-
Andrzej Wójcik wrote:
This issue is caused by fact that we added validation of allowed chars in XML 1.0 specification which is declared by XMPP protocol. From protocol specification this is proper behavior of Tigase XMPP Server but it may not be good to end user.
Ok so what do you suggest?
From the client side, I could encode those characters as entities (&#xxxx;), but isn't that allowed for HTML only? I can't remember...
-
It depends on what the spec says. I think I saw some discussion about this on one of the XMPP mailing lists. If the emoji characters are allowed or are planed to be allowed for XMPP, then we should update our code to let them through. I think it is a safe assumption that these new emoji characters will be part of the XMPP spec at some point.
Andrzej, what do you think? If you think, there are negative, side effects of adding these chars to allowed set, please update our code.
-
If the emoji characters are allowed or are planed to be allowed for XMPP
XMPP has always been allowing Unicode emojis, because XML 1.0 § 2.2 allows #x9 | #xA | #xD | [#x20-#xD7FF] | [#xE000-#xFFFD] | [#x10000-#x10FFFF] as codepoints in text and this includes most emojis. The [#x10000-#x10FFFF] range needs special treatment in Java, since you have to handle surrogate pairs, which is often simply forgotten when implementing some sort of XML validator. So if I can disconnect a stream by sending e.g. U+1F4A9, then this is definitely a Tigase issue.

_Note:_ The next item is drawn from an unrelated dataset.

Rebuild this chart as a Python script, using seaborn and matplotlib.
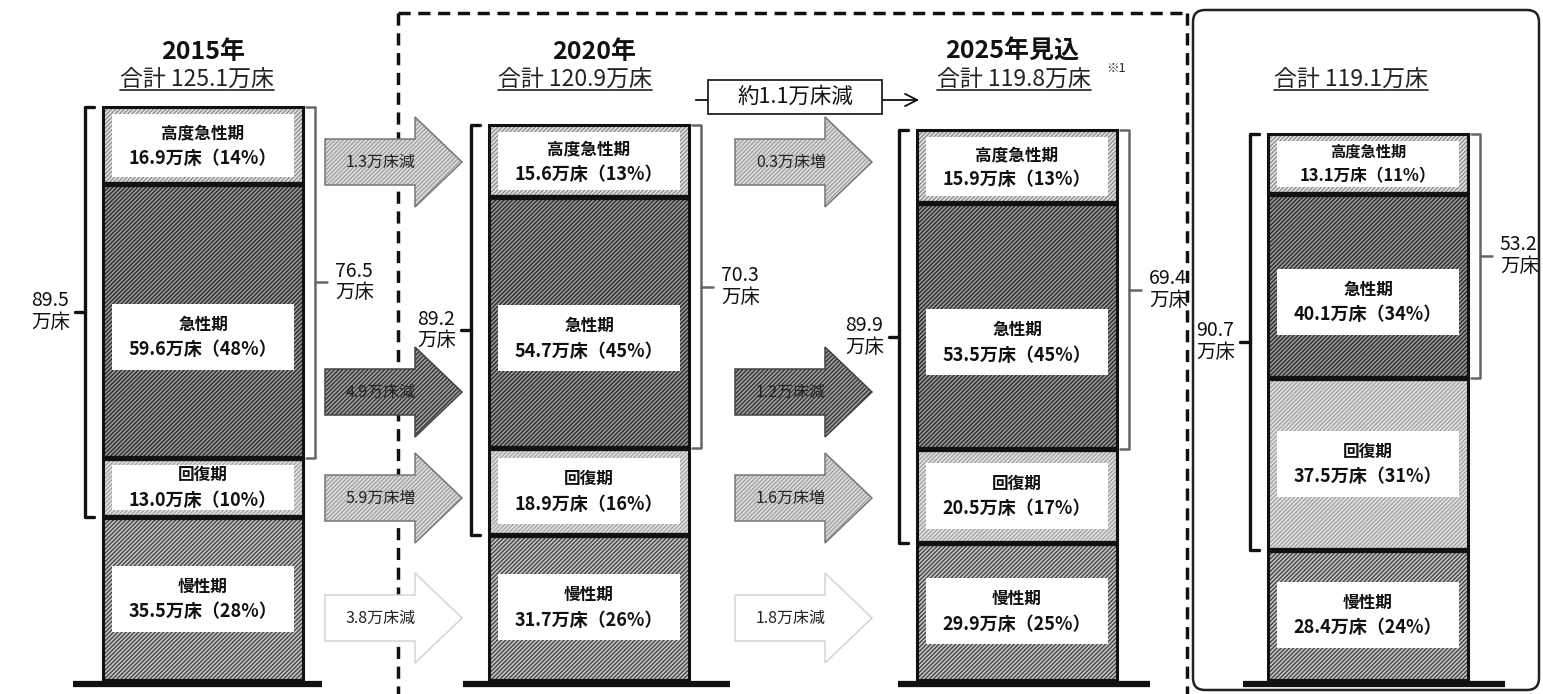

Openfire had the same issue, which was fixed with https://github.com/igniterealtime/Openfire/commit/c0a4fc1889d4cced817fc2bee8e0e4a92e06ba60
Type |
Bug
|
Priority |
Major
|
Assignee | |
RedmineID |
3838
|
Spent time |
0
|
I just found out with latest release branch Tigase is disconnecting my client for "XML content parse error". I've investigated and I can regolarly reproduce it if I put emojis in the XML stream (messages, presence status element, etc.).
I don't think a log is needed, but if you need one I can restart my server with more verbose logging to prove it.
I've been told by another XMPP software maintainer that Openfire had a similar issue and they had to fix it to allow a more wide range of UTF-8 characters.
I'm marking this bug as High becuase it casues clients to disconnect.